>> start Collected material

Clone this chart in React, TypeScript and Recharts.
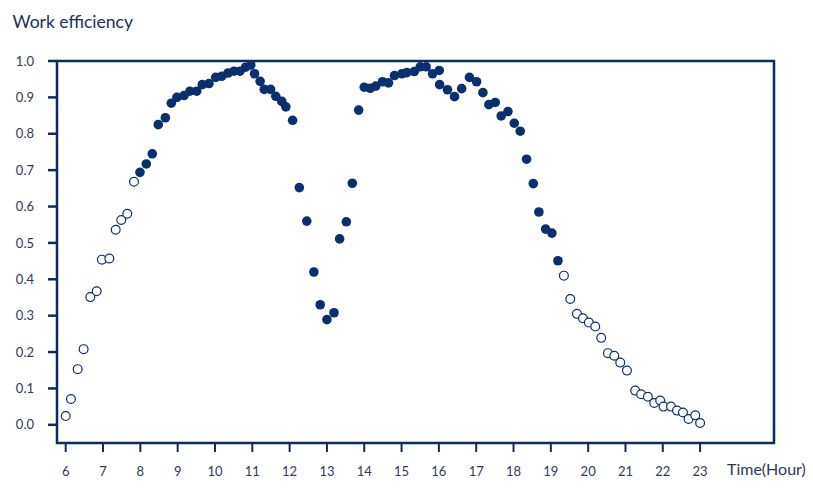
import React from 'react';
import { ScatterChart, Scatter, XAxis, YAxis, ReferenceArea } from 'recharts';

// Hours (x) and work efficiency (y)
const earlyHours = [6.0, 6.14, 6.32, 6.48, 6.66, 6.83, 6.97, 7.17, 7.34, 7.49, 7.65, 7.83];
const earlyEff = [0.024, 0.071, 0.153, 0.208, 0.351, 0.367, 0.454, 0.457, 0.536, 0.563, 0.58, 0.668];

const workHours = [
  7.99, 8.16, 8.32, 8.48, 8.67, 8.83, 8.98, 9.17, 9.33, 9.51, 9.66, 9.84, 10.02, 10.18, 10.35, 10.51, 10.67, 10.82, 10.96,
  11.06, 11.21, 11.32, 11.49, 11.63, 11.79, 11.9, 12.08, 12.26, 12.46, 12.65, 12.82, 13.0, 13.19, 13.34, 13.52, 13.68, 13.85,
  14.0, 14.16, 14.31, 14.49, 14.65, 14.81, 15.01, 15.14, 15.34, 15.5, 15.66, 15.83, 16.01, 16.02, 16.23, 16.42, 16.61, 16.82,
  17.01, 17.18, 17.34, 17.51, 17.67, 17.85, 18.02, 18.18, 18.35, 18.53, 18.68, 18.86, 19.03, 19.19,
];
const workEff = [
  0.694, 0.717, 0.745, 0.825, 0.844, 0.884, 0.9, 0.905, 0.917, 0.917, 0.935, 0.938, 0.955, 0.958, 0.967, 0.972, 0.972, 0.983, 0.989,
  0.965, 0.944, 0.922, 0.922, 0.903, 0.889, 0.874, 0.837, 0.652, 0.56, 0.42, 0.33, 0.289, 0.308, 0.511, 0.558, 0.664, 0.865,
  0.928, 0.925, 0.931, 0.943, 0.94, 0.96, 0.965, 0.968, 0.971, 0.984, 0.984, 0.965, 0.974, 0.935, 0.921, 0.902, 0.924, 0.955,
  0.943, 0.913, 0.88, 0.886, 0.849, 0.861, 0.829, 0.807, 0.73, 0.663, 0.585, 0.538, 0.527, 0.451,
];

const lateHours = [
  19.35, 19.52, 19.7, 19.86, 20.02, 20.19, 20.35, 20.53, 20.7, 20.86, 21.04, 21.26, 21.42, 21.6, 21.77, 21.93, 22.02, 22.22,
  22.38, 22.54, 22.69, 22.87, 23.0,
];
const lateEff = [
  0.41, 0.346, 0.305, 0.293, 0.281, 0.27, 0.239, 0.197, 0.19, 0.171, 0.149, 0.094, 0.084, 0.077, 0.06, 0.067, 0.05, 0.05,
  0.039, 0.034, 0.016, 0.026, 0.005,
];

const xTicks = [6, 7, 8, 9, 10, 11, 12, 13, 14, 15, 16, 17, 18, 19, 20, 21, 22, 23];
const yTicks = [0, 0.1, 0.2, 0.3, 0.4, 0.5, 0.6, 0.7, 0.8, 0.9, 1.0];

const X_MIN = 5.767;
const X_MAX = 24.98;
const Y_MIN = -0.05;
const Y_MAX = 1.0;

const NAVY = '#0c2b5e';
const DOT = '#0a2f6e';
const TEXT = '#2f3b52';

const toPoints = (xs: number[], ys: number[]) => xs.map((x, i) => ({ x, y: ys[i] }));

const earlyData = toPoints(earlyHours, earlyEff);
const workData = toPoints(workHours, workEff);
const lateData = toPoints(lateHours, lateEff);

const FilledDot = (p: any) => <circle cx={p.cx} cy={p.cy} r={4.8} fill={DOT} />;
const OpenDot = (p: any) => <circle cx={p.cx} cy={p.cy} r={4.4} fill="#fff" stroke={DOT} strokeWidth={1.2} />;

const tickStyle = { fontSize: 13, fill: TEXT, fontFamily: 'Lato, sans-serif' };

export default function App() {
  return (
    <div style={{ position: 'absolute', left: 0, top: 0, width: 813, height: 490, background: '#fff' }}>
      <ScatterChart width={813} height={490} margin={{ top: 61, right: 39, bottom: 17, left: 0 }}>
        <XAxis
          type="number"
          dataKey="x"
          domain={[X_MIN, X_MAX]}
          ticks={xTicks}
          allowDataOverflow
          axisLine={false}
          tickLine={{ stroke: NAVY, strokeWidth: 2 }}
          tickSize={9}
          tickMargin={15}
          height={30}
          tick={tickStyle}
          interval={0}
        />
        <YAxis
          type="number"
          dataKey="y"
          domain={[Y_MIN, Y_MAX]}
          ticks={yTicks}
          allowDataOverflow
          axisLine={false}
          tickLine={{ stroke: NAVY, strokeWidth: 2.5 }}
          tickSize={9}
          tickMargin={14}
          width={57}
          tick={tickStyle}
          interval={0}
          tickFormatter={(v: number) => v.toFixed(1)}
        />
        <ReferenceArea x1={X_MIN} x2={X_MAX} y1={Y_MIN} y2={Y_MAX} fill="none" stroke={NAVY} strokeWidth={2.5} ifOverflow="visible" />
        <Scatter data={earlyData} shape={OpenDot} isAnimationActive={false} />
        <Scatter data={workData} shape={FilledDot} isAnimationActive={false} />
        <Scatter data={lateData} shape={OpenDot} isAnimationActive={false} />
      </ScatterChart>
      <svg width={813} height={490} style={{ position: 'absolute', left: 0, top: 0, pointerEvents: 'none' }}>
        <text x={12.5} y={27.7} fontSize={17.5} fill="#1d3057" fontFamily="Lato, sans-serif">
          Work efficiency
        </text>
        <text x={727} y={475} fontSize={16} fill={TEXT} fontFamily="Lato, sans-serif">
          Time(Hour)
        </text>
      </svg>
    </div>
  );
}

>> end Collected material

> [Problem description] Transcribe the preceding listing in its entirety and with exact wording, leaving out pictures.

> [Reply to the exercise]
Clone this chart in React, TypeScript and Recharts.
import React from 'react';
import { ScatterChart, Scatter, XAxis, YAxis, ReferenceArea } from 'recharts';

// Hours (x) and work efficiency (y)
const earlyHours = [6.0, 6.14, 6.32, 6.48, 6.66, 6.83, 6.97, 7.17, 7.34, 7.49, 7.65, 7.83];
const earlyEff = [0.024, 0.071, 0.153, 0.208, 0.351, 0.367, 0.454, 0.457, 0.536, 0.563, 0.58, 0.668];

const workHours = [
  7.99, 8.16, 8.32, 8.48, 8.67, 8.83, 8.98, 9.17, 9.33, 9.51, 9.66, 9.84, 10.02, 10.18, 10.35, 10.51, 10.67, 10.82, 10.96,
  11.06, 11.21, 11.32, 11.49, 11.63, 11.79, 11.9, 12.08, 12.26, 12.46, 12.65, 12.82, 13.0, 13.19, 13.34, 13.52, 13.68, 13.85,
  14.0, 14.16, 14.31, 14.49, 14.65, 14.81, 15.01, 15.14, 15.34, 15.5, 15.66, 15.83, 16.01, 16.02, 16.23, 16.42, 16.61, 16.82,
  17.01, 17.18, 17.34, 17.51, 17.67, 17.85, 18.02, 18.18, 18.35, 18.53, 18.68, 18.86, 19.03, 19.19,
];
const workEff = [
  0.694, 0.717, 0.745, 0.825, 0.844, 0.884, 0.9, 0.905, 0.917, 0.917, 0.935, 0.938, 0.955, 0.958, 0.967, 0.972, 0.972, 0.983, 0.989,
  0.965, 0.944, 0.922, 0.922, 0.903, 0.889, 0.874, 0.837, 0.652, 0.56, 0.42, 0.33, 0.289, 0.308, 0.511, 0.558, 0.664, 0.865,
  0.928, 0.925, 0.931, 0.943, 0.94, 0.96, 0.965, 0.968, 0.971, 0.984, 0.984, 0.965, 0.974, 0.935, 0.921, 0.902, 0.924, 0.955,
  0.943, 0.913, 0.88, 0.886, 0.849, 0.861, 0.829, 0.807, 0.73, 0.663, 0.585, 0.538, 0.527, 0.451,
];

const lateHours = [
  19.35, 19.52, 19.7, 19.86, 20.02, 20.19, 20.35, 20.53, 20.7, 20.86, 21.04, 21.26, 21.42, 21.6, 21.77, 21.93, 22.02, 22.22,
  22.38, 22.54, 22.69, 22.87, 23.0,
];
const lateEff = [
  0.41, 0.346, 0.305, 0.293, 0.281, 0.27, 0.239, 0.197, 0.19, 0.171, 0.149, 0.094, 0.084, 0.077, 0.06, 0.067, 0.05, 0.05,
  0.039, 0.034, 0.016, 0.026, 0.005,
];

const xTicks = [6, 7, 8, 9, 10, 11, 12, 13, 14, 15, 16, 17, 18, 19, 20, 21, 22, 23];
const yTicks = [0, 0.1, 0.2, 0.3, 0.4, 0.5, 0.6, 0.7, 0.8, 0.9, 1.0];

const X_MIN = 5.767;
const X_MAX = 24.98;
const Y_MIN = -0.05;
const Y_MAX = 1.0;

const NAVY = '#0c2b5e';
const DOT = '#0a2f6e';
const TEXT = '#2f3b52';

const toPoints = (xs: number[], ys: number[]) => xs.map((x, i) => ({ x, y: ys[i] }));

const earlyData = toPoints(earlyHours, earlyEff);
const workData = toPoints(workHours, workEff);
const lateData = toPoints(lateHours, lateEff);

const FilledDot = (p: any) => <circle cx={p.cx} cy={p.cy} r={4.8} fill={DOT} />;
const OpenDot = (p: any) => <circle cx={p.cx} cy={p.cy} r={4.4} fill="#fff" stroke={DOT} strokeWidth={1.2} />;

const tickStyle = { fontSize: 13, fill: TEXT, fontFamily: 'Lato, sans-serif' };

export default function App() {
  return (
    <div style={{ position: 'absolute', left: 0, top: 0, width: 813, height: 490, background: '#fff' }}>
      <ScatterChart width={813} height={490} margin={{ top: 61, right: 39, bottom: 17, left: 0 }}>
        <XAxis
          type="number"
          dataKey="x"
          domain={[X_MIN, X_MAX]}
          ticks={xTicks}
          allowDataOverflow
          axisLine={false}
          tickLine={{ stroke: NAVY, strokeWidth: 2 }}
          tickSize={9}
          tickMargin={15}
          height={30}
          tick={tickStyle}
          interval={0}
        />
        <YAxis
          type="number"
          dataKey="y"
          domain={[Y_MIN, Y_MAX]}
          ticks={yTicks}
          allowDataOverflow
          axisLine={false}
          tickLine={{ stroke: NAVY, strokeWidth: 2.5 }}
          tickSize={9}
          tickMargin={14}
          width={57}
          tick={tickStyle}
          interval={0}
          tickFormatter={(v: number) => v.toFixed(1)}
        />
        <ReferenceArea x1={X_MIN} x2={X_MAX} y1={Y_MIN} y2={Y_MAX} fill="none" stroke={NAVY} strokeWidth={2.5} ifOverflow="visible" />
        <Scatter data={earlyData} shape={OpenDot} isAnimationActive={false} />
        <Scatter data={workData} shape={FilledDot} isAnimationActive={false} />
        <Scatter data={lateData} shape={OpenDot} isAnimationActive={false} />
      </ScatterChart>
      <svg width={813} height={490} style={{ position: 'absolute', left: 0, top: 0, pointerEvents: 'none' }}>
        <text x={12.5} y={27.7} fontSize={17.5} fill="#1d3057" fontFamily="Lato, sans-serif">
          Work efficiency
        </text>
        <text x={727} y={475} fontSize={16} fill={TEXT} fontFamily="Lato, sans-serif">
          Time(Hour)
        </text>
      </svg>
    </div>
  );
}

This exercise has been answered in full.